The analysis, led by Stephen Kane, an associate professor of physics and astronomy at San Francisco State University in California, highlights 20 candidates in the Kepler trove that are less than twice the size of Earth and orbit their star in the conservative habitable zone -- the range of distances where liquid water could pool on the surface of an orbiting planet.

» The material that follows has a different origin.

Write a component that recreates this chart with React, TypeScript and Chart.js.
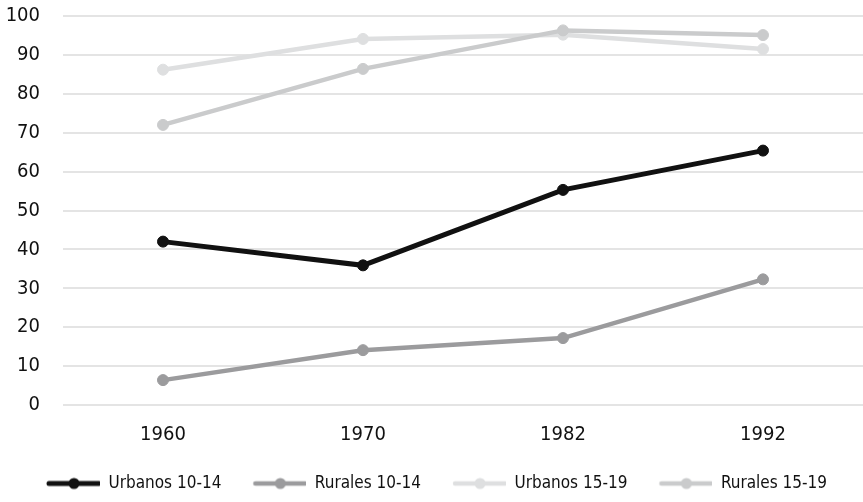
import React, { useEffect, useRef } from "react";
import { Chart, registerables } from "chart.js";

Chart.register(...registerables);

const years = ["1960", "1970", "1982", "1992"];
const urbanos1014 = [42, 35.9, 55.3, 65.4];
const rurales1014 = [6.4, 14.1, 17.2, 32.3];
const urbanos1519 = [86.2, 94.1, 95.2, 91.5];
const rurales1519 = [72, 86.4, 96.3, 95.1];
const yTicks = [0, 10, 20, 30, 40, 50, 60, 70, 80, 90, 100];

const FONT = "'Liberation Sans Narrow', 'DejaVu Sans Condensed', 'Arial Narrow', sans-serif";
const ICON_GAP = 25;
const ICON_LINE = 54;
const LEGEND_SHIFT = 15;

function legendIcon(color: string, lw: number, r: number): HTMLCanvasElement {
  const c = document.createElement("canvas");
  c.width = ICON_GAP + ICON_LINE;
  c.height = 16;
  const ctx = c.getContext("2d")!;
  ctx.strokeStyle = color;
  ctx.lineWidth = lw;
  ctx.lineCap = "round";
  ctx.beginPath();
  ctx.moveTo(ICON_GAP + 3, 8);
  ctx.lineTo(ICON_GAP + ICON_LINE - 1, 8);
  ctx.stroke();
  ctx.fillStyle = color;
  ctx.beginPath();
  ctx.arc(ICON_GAP + ICON_LINE / 2 + 1, 8, r, 0, Math.PI * 2);
  ctx.fill();
  return c;
}

const legendShift = {
  id: "legendShift",
  afterLayout(chart: any) {
    if (chart.legend) {
      chart.legend.left += LEGEND_SHIFT;
    }
  },
};

export default function App() {
  const ref = useRef<HTMLCanvasElement | null>(null);
  useEffect(() => {
    if (!ref.current) return;
    const specs = [
      { label: "Urbanos 10-14", data: urbanos1014, color: "#111111", lw: 5, r: 5.5, order: 0 },
      { label: "Rurales 10-14", data: rurales1014, color: "#9b9b9d", lw: 4.5, r: 5.5, order: 0 },
      { label: "Urbanos 15-19", data: urbanos1519, color: "#dedfe0", lw: 4.5, r: 5.5, order: 1 },
      { label: "Rurales 15-19", data: rurales1519, color: "#cacbcc", lw: 4.5, r: 5.5, order: 0 },
    ];
    const icons = specs.map((s) => legendIcon(s.color, s.lw, s.r));
    const chart = new Chart(ref.current, {
      type: "line",
      data: {
        labels: years,
        datasets: specs.map((s) => ({
          label: s.label,
          data: s.data,
          borderColor: s.color,
          backgroundColor: s.color,
          pointBackgroundColor: s.color,
          pointBorderColor: s.color,
          borderWidth: s.lw,
          pointRadius: s.r,
          pointBorderWidth: 1,
          tension: 0,
          order: s.order,
        })),
      },
      plugins: [legendShift],
      options: {
        animation: false,
        responsive: false,
        maintainAspectRatio: false,
        layout: { autoPadding: false, padding: { left: 0, right: 0, top: 0, bottom: 0 } },
        scales: {
          x: {
            offset: true,
            grid: { display: false, drawTicks: false },
            border: { display: false },
            ticks: { color: "#111", font: { family: FONT, size: 20 }, padding: 18 },
            afterFit: (axis: any) => {
              axis.height = 64;
              axis.paddingLeft = 0;
              axis.paddingRight = 0;
            },
          },
          y: {
            min: 0,
            max: 100,
            afterBuildTicks: (axis: any) => {
              axis.ticks = yTicks.map((v) => ({ value: v }));
            },
            grid: { color: "#e4e4e4", lineWidth: 2, drawTicks: false },
            border: { display: false },
            ticks: { color: "#111", font: { family: FONT, size: 20 }, padding: 23 },
            afterFit: (axis: any) => {
              axis.width = 63;
              axis.paddingTop = 16;
              axis.paddingBottom = 0;
              axis.paddingLeft = 0;
              axis.paddingRight = 0;
            },
          },
        },
        plugins: {
          tooltip: { enabled: false },
          legend: {
            position: "bottom",
            align: "start",
            labels: {
              usePointStyle: true,
              pointStyleWidth: ICON_GAP + ICON_LINE,
              padding: 6,
              color: "#111",
              font: { family: FONT, size: 17 },
              sort: (a: any, b: any) => a.datasetIndex - b.datasetIndex,
              generateLabels: (ch: any) => {
                const items = Chart.defaults.plugins.legend.labels.generateLabels(ch);
                return items.map((it: any) => ({
                  ...it,
                  pointStyle: icons[it.datasetIndex],
                }));
              },
            },
          },
        },
      },
    });
    return () => chart.destroy();
  }, []);
  return (
    <div style={{ position: "fixed", left: 0, top: 0, width: 863, height: 502, background: "#fff" }}>
      <canvas ref={ref} width={863} height={502} style={{ width: 863, height: 502 }} />
    </div>
  );
}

Of these 20 candidates, nine have been previously investigated and determined to be verified planets, including notables like Kepler-62f, Kepler-186f, Kepler-283c, Kepler-296f and Kepler-442b.

More: http://www.jpl.nasa.gov/news/news.php?feature=6586

Rick

New Planet Imager Delivers First Science

A new device on the W.M. Keck Observatory in Hawaii has delivered its first images, showing a ring of planet-forming dust around a star, and separately, a cool, star-like body, called a brown dwarf, lying near its companion star.

The device, called a vortex coronagraph, was recently installed inside NIRC2 (Near Infrared Camera 2), the workhorse infrared imaging camera at Keck. It has the potential to image planetary systems and brown dwarfs closer to their host stars than any other instrument in the world.

"The vortex coronagraph allows us to peer into the regions around stars where giant planets like Jupiter and Saturn supposedly form," said Dmitri Mawet, research scientist at NASA's Jet Propulsion Laboratory and Caltech, both in Pasadena. "Before now, we were only able to image gas giants that are born much farther out. With the vortex, we will be able to see planets orbiting as close to their stars as Jupiter is to our sun, or about two to three times closer than what was possible before."

More: http://www.jpl.nasa.gov/news/news.php?feature=6730

Rick

NASA's Kepler Provides Another Peek at Ultra-cool Neighbor

On Feb. 22, astronomers announced that the ultra-cool dwarf star, TRAPPIST-1, hosts a total of seven Earth-size planets that are likely rocky, a discovery made by NASA's Spitzer Space Telescope in combination with ground-based telescopes. NASA's planet-hunting Kepler space telescope also has been observing this star since December 2016. Today these additional data about TRAPPIST-1 from Kepler are available to the scientific community.

During the period of Dec. 15, 2016 to March 4, the Kepler spacecraft, operating as the K2 mission, collected data on the star's minuscule changes in brightness due to transiting planets. These additional observations are expected to allow astronomers to refine the previous measurements of six planets, pin down the orbital period and mass of the seventh and farthest planet, TRAPPIST-1h, and learn more about the magnetic activity of the host star.

More: https://www.jpl.nasa.gov/news/news.php?feature=6767

Rick

TRAPPIST-1 is Older Than Our Solar System

If we want to know more about whether life could survive on a planet outside our solar system, it's important to know the age of its star. Young stars have frequent releases of high-energy radiation called flares that can zap their planets' surfaces. If the planets are newly formed, their orbits may also be unstable. On the other hand, planets orbiting older stars have survived the spate of youthful flares, but have also been exposed to the ravages of stellar radiation for a longer period of time.

Scientists now have a good estimate for the age of one of the most intriguing planetary systems discovered to date -- TRAPPIST-1, a system of seven Earth-size worlds orbiting an ultra-cool dwarf star about 40 light-years away. Researchers say in a new study that the TRAPPIST-1 star is quite old: between 5.4 and 9.8 billion years. This is up to twice as old as our own solar system, which formed some 4.5 billion years ago.